Serotine bats mainly use buildings for summer roosts, especially those older buildings with high gables and cavity walls, and often occur in churches; modern buildings are used infrequently. The roost is normally accessed at or near the gable apex or the lower eaves. The serotine bat is hardly ever found in trees, which were the most likely pre-human roost sites, and the species seems to be very oriented towards using buildings. The roost is sometimes shared with pipistrelles or brown long-eared bats, and this species has also been recorded associating with Natterer's bats, whiskered bats and noctule bats. Only a few serotine bats have been found in winter, but it seems likely that most hibernate in buildings in cavity walls and disused chimneys. There are a few records of them being found in the coldest parts of caves, either in roof crevices or in accumulations of boulders.

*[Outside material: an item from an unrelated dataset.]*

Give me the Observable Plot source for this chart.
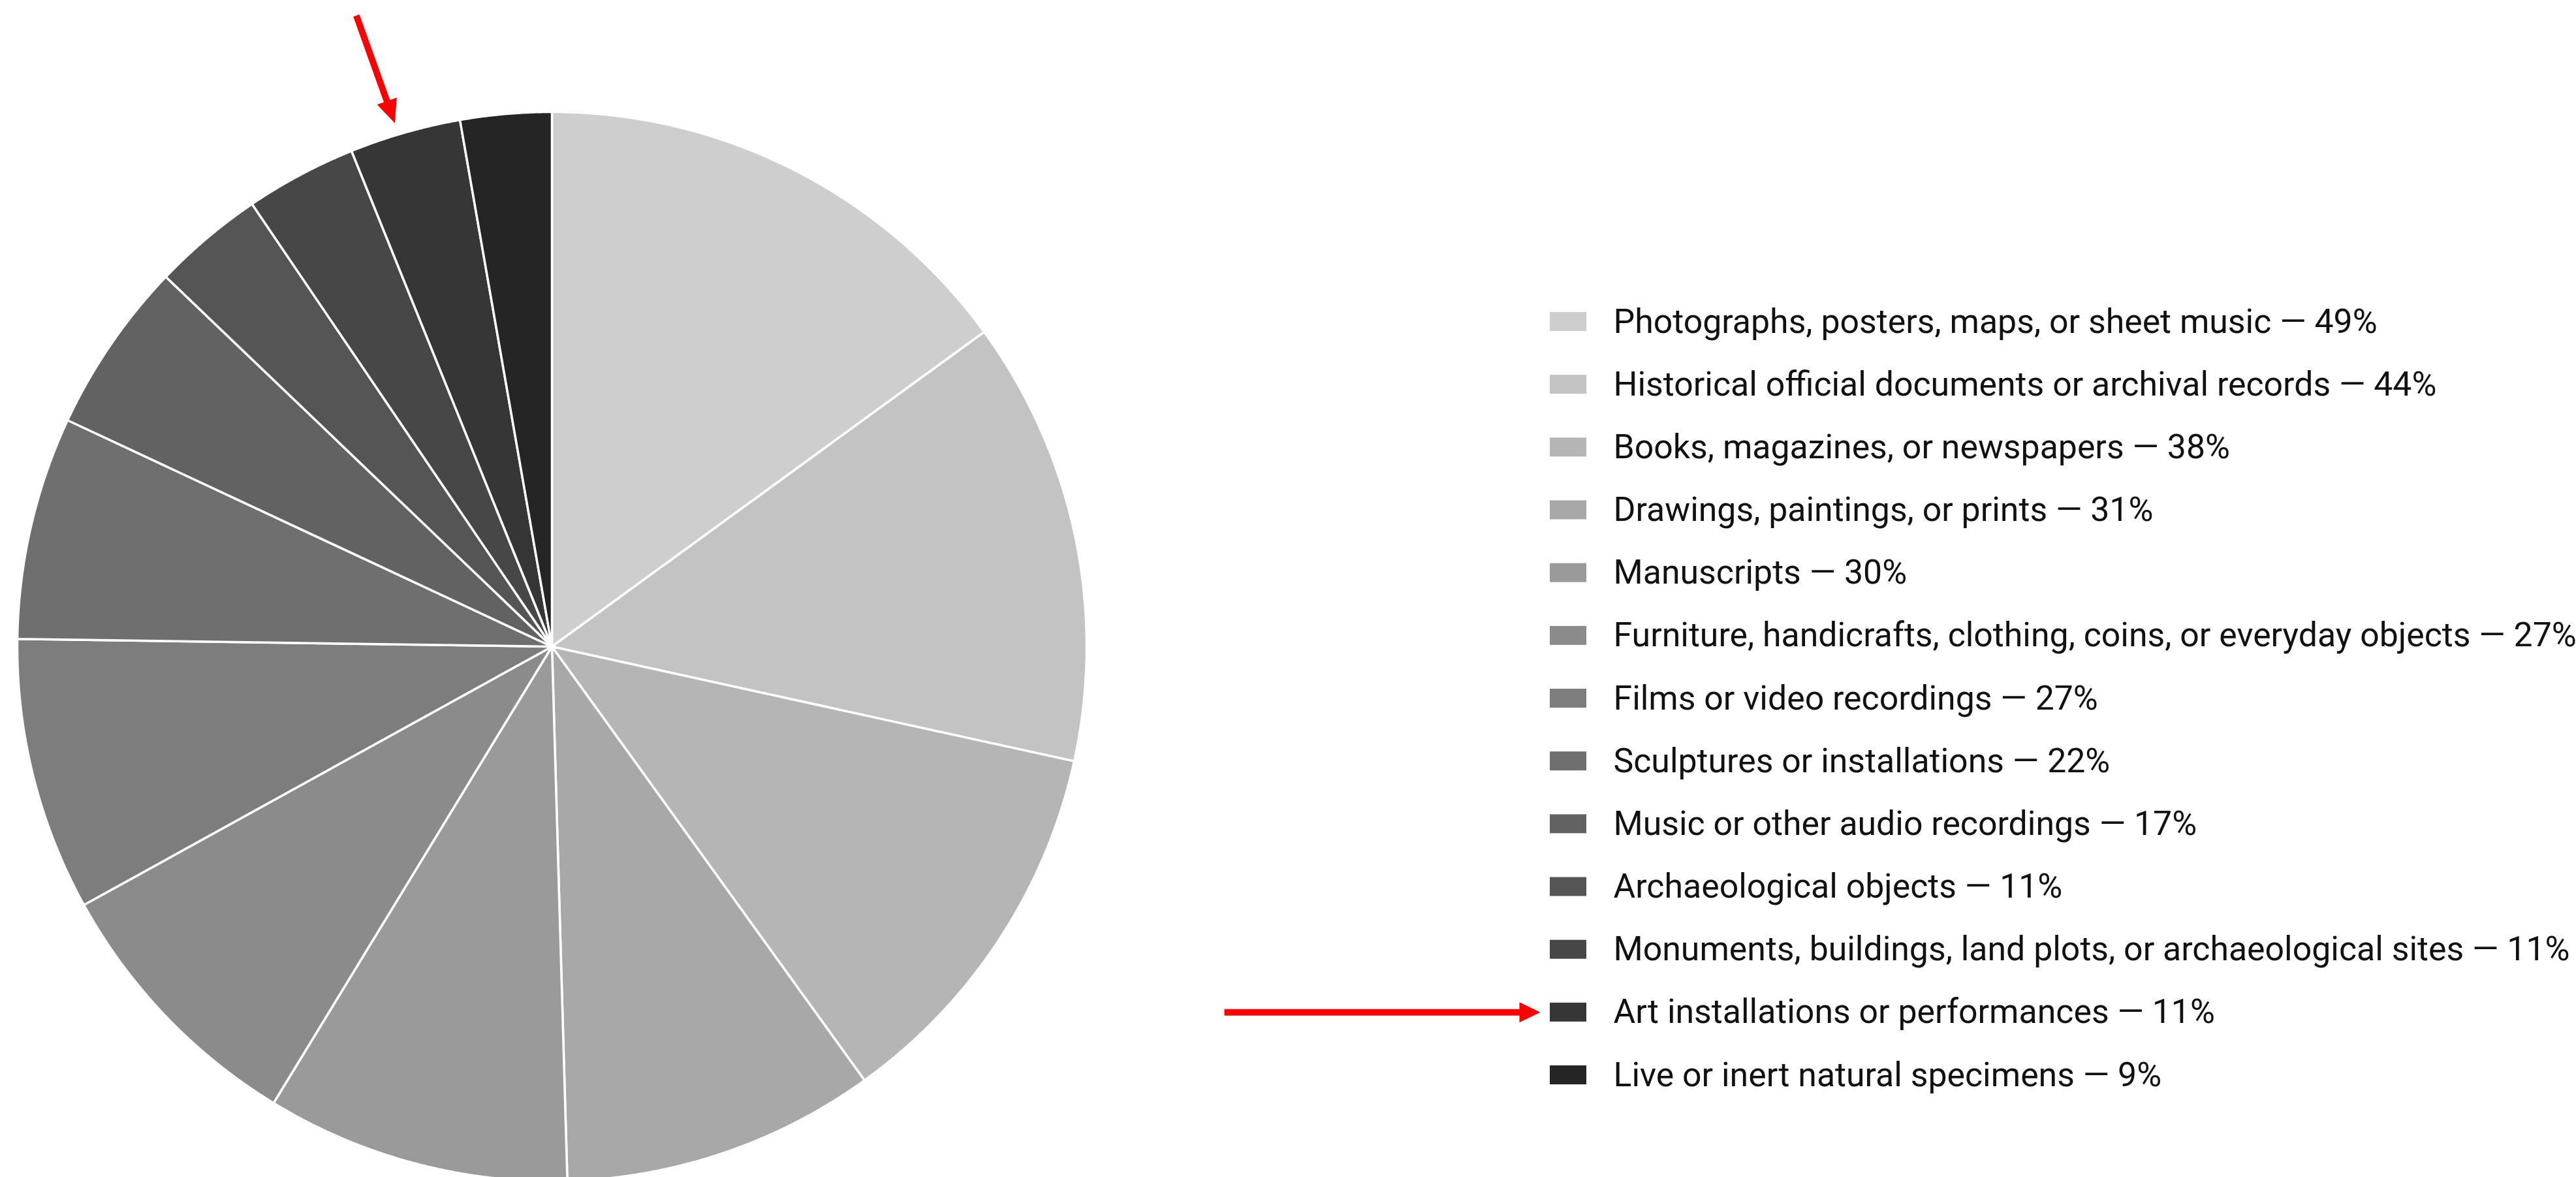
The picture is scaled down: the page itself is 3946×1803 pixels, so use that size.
<!DOCTYPE html>
<html>
<head>
<meta charset="utf-8">
<script src="https://cdn.jsdelivr.net/npm/d3@7"></script>
<script src="https://cdn.jsdelivr.net/npm/@observablehq/plot@0.6"></script>
<style>
  html, body { margin: 0; padding: 0; background: #ffffff; overflow: hidden; }
  #chart { width: 3946px; height: 1803px; }
</style>
</head>
<body>
<div id="chart"></div>
<script>
// ---- Data ----
const categories = [
  "Photographs, posters, maps, or sheet music",
  "Historical official documents or archival records",
  "Books, magazines, or newspapers",
  "Drawings, paintings, or prints",
  "Manuscripts",
  "Furniture, handicrafts, clothing, coins, or everyday objects",
  "Films or video recordings",
  "Sculptures or installations",
  "Music or other audio recordings",
  "Archaeological objects",
  "Monuments, buildings, land plots, or archaeological sites",
  "Art installations or performances",
  "Live or inert natural specimens"
];
const values = [49, 44, 38, 31, 30, 27, 27, 22, 17, 11, 11, 11, 9];
const grays = [
  "#cecece", "#c3c3c3", "#b5b5b5", "#a8a8a8", "#9a9a9a", "#8b8b8b", "#7d7d7d",
  "#6f6f6f", "#626262", "#555555", "#474747", "#363636", "#252525"
];
const highlighted = "Art installations or performances";

// ---- Layout ----
const W = 3946, H = 1803;
const cx = 845, cy = 990, R = 819;
const legX = 2374, legSwW = 56, legSwH = 29, legTextX = 2471;
const legTop = 492.5, legStep = 96.17;

const data = categories.map((c, i) => ({category: c, value: values[i], index: i}));

// Pie slices as filled polygons (angles from d3.pie, clockwise from 12 o'clock)
const arcs = d3.pie().sort(null).value(d => d.value)(data);
const slicePts = arcs.flatMap(a => {
  const c = a.data.category;
  const pts = [{category: c, x: cx, y: cy}];
  const n = Math.max(4, Math.ceil((a.endAngle - a.startAngle) / (Math.PI / 720)));
  for (let i = 0; i <= n; i++) {
    const ang = a.startAngle + (a.endAngle - a.startAngle) * i / n;
    pts.push({category: c, x: cx + R * Math.sin(ang), y: cy - R * Math.cos(ang)});
  }
  pts.push({category: c, x: cx, y: cy});
  return pts;
});

const rowY = d => legTop + d.index * legStep;

// Annotation arrows: one pointing at the highlighted slice, one at its legend row
const hiArc = arcs.find(a => a.data.category === highlighted);
const hiRow = data.find(d => d.category === highlighted);
const tipA = (hiArc.startAngle + hiArc.endAngle) / 2 - 0.013;
const tipX = cx + (R + 18) * Math.sin(tipA), tipY = cy - (R + 18) * Math.cos(tipA);
const arrows = [
  {id: "slice", x1: tipX - 59, y1: tipY - 165, x2: tipX, y2: tipY, headLen: 36, headW: 32},
  {id: "legend", x1: 1875, y1: rowY(hiRow), x2: legX - 15, y2: rowY(hiRow), headLen: 32, headW: 31}
];
const shafts = arrows.map(a => {
  const dx = a.x2 - a.x1, dy = a.y2 - a.y1, L = Math.hypot(dx, dy);
  const ux = dx / L, uy = dy / L;
  return {id: a.id, x1: a.x1, y1: a.y1, x2: a.x2 - ux * (a.headLen - 2), y2: a.y2 - uy * (a.headLen - 2)};
});
const heads = arrows.flatMap(a => {
  const dx = a.x2 - a.x1, dy = a.y2 - a.y1, L = Math.hypot(dx, dy);
  const ux = dx / L, uy = dy / L, px = -uy, py = ux;
  const bx = a.x2 - ux * a.headLen, by = a.y2 - uy * a.headLen;
  return [
    {id: a.id, x: a.x2, y: a.y2},
    {id: a.id, x: bx + px * a.headW / 2, y: by + py * a.headW / 2},
    {id: a.id, x: bx - px * a.headW / 2, y: by - py * a.headW / 2},
    {id: a.id, x: a.x2, y: a.y2}
  ];
});

const chart = Plot.plot({
  width: W,
  height: H,
  margin: 0,
  style: {fontFamily: "Roboto, 'Noto Sans', sans-serif", background: "#ffffff", overflow: "hidden"},
  x: {type: "linear", domain: [0, W], range: [0, W], axis: null},
  y: {type: "linear", domain: [0, H], range: [0, H], axis: null},
  color: {type: "ordinal", domain: categories, range: grays},
  marks: [
    Plot.line(slicePts, {
      x: "x", y: "y", z: "category", fill: "category",
      stroke: "#ffffff", strokeWidth: 3.5, strokeLinejoin: "round", curve: "linear"
    }),
    Plot.rect(data, {
      x1: () => legX, x2: () => legX + legSwW,
      y1: d => rowY(d) - legSwH / 2, y2: d => rowY(d) + legSwH / 2,
      fill: "category"
    }),
    Plot.text(data, {
      x: () => legTextX, y: rowY,
      text: d => `${d.category} \u2014 ${d.value}%`,
      textAnchor: "start", fontSize: 51.8, fill: "#111111"
    }),
    Plot.link(shafts, {
      x1: "x1", y1: "y1", x2: "x2", y2: "y2",
      stroke: "#ff0000", strokeWidth: 10, strokeLinecap: "butt"
    }),
    Plot.line(heads, {
      x: "x", y: "y", z: "id", fill: "#ff0000", stroke: "none"
    })
  ]
});
document.getElementById("chart").appendChild(chart);
</script>
</body>
</html>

The foraging activity of serotine bats peaks at dusk, and there is a second period of activity around dawn. They commute on average 6.5 km to and from feeding areas per night, and forage in up to five distinct areas per night. This species uses three main feeding strategies: short flights, ground feeding and aerial hawking. It normally forages quite low, 0–5 m above the ground.

== Diet ==
The serotine bat is an aerial hawker and hunts mainly flying insects like butterflies and moths.

== Reproduction ==
In 2023 it was reported that Serotine bat is the first known instance of non-penetrative reproductive sex in mammals, a reason seems to be that the male has a rather large penis which spans about a 22% of his entire body length making penetration difficult so the penis is just held firmly against the vulva. Their form of copulation is unique among mammals, but is more analogous to the cloacal kissing found among birds.

==Echolocation==
The frequencies used by this bat species for echolocation lie between 25–55 kHz, have most energy at 31 kHz and have an average duration of 8.8 ms.

==Conservation==
The serotine bat has declined in many areas in its European range. Loss of feeding habitat is thought to have played a part in the decline. In addition, as this bat almost exclusively roosts in buildings, it is highly vulnerable to disturbance from construction work and toxic timber treatments. In the United Kingdom serotine bats benefit from a very comprehensive level of legal protection, as is the case across much of Europe.

==Predation==
Serotine bats are opportunistically preyed on by other aves and some snakes if the opportunity presents itself. Some snakes such as the horseshoe whip snake (Hemorrhois hippocrepis) may prey on them when they are roosting in buildings. Western barn owls, tawny owls, and common kestrels are some of the birds that eat serotine bats as part of their diet.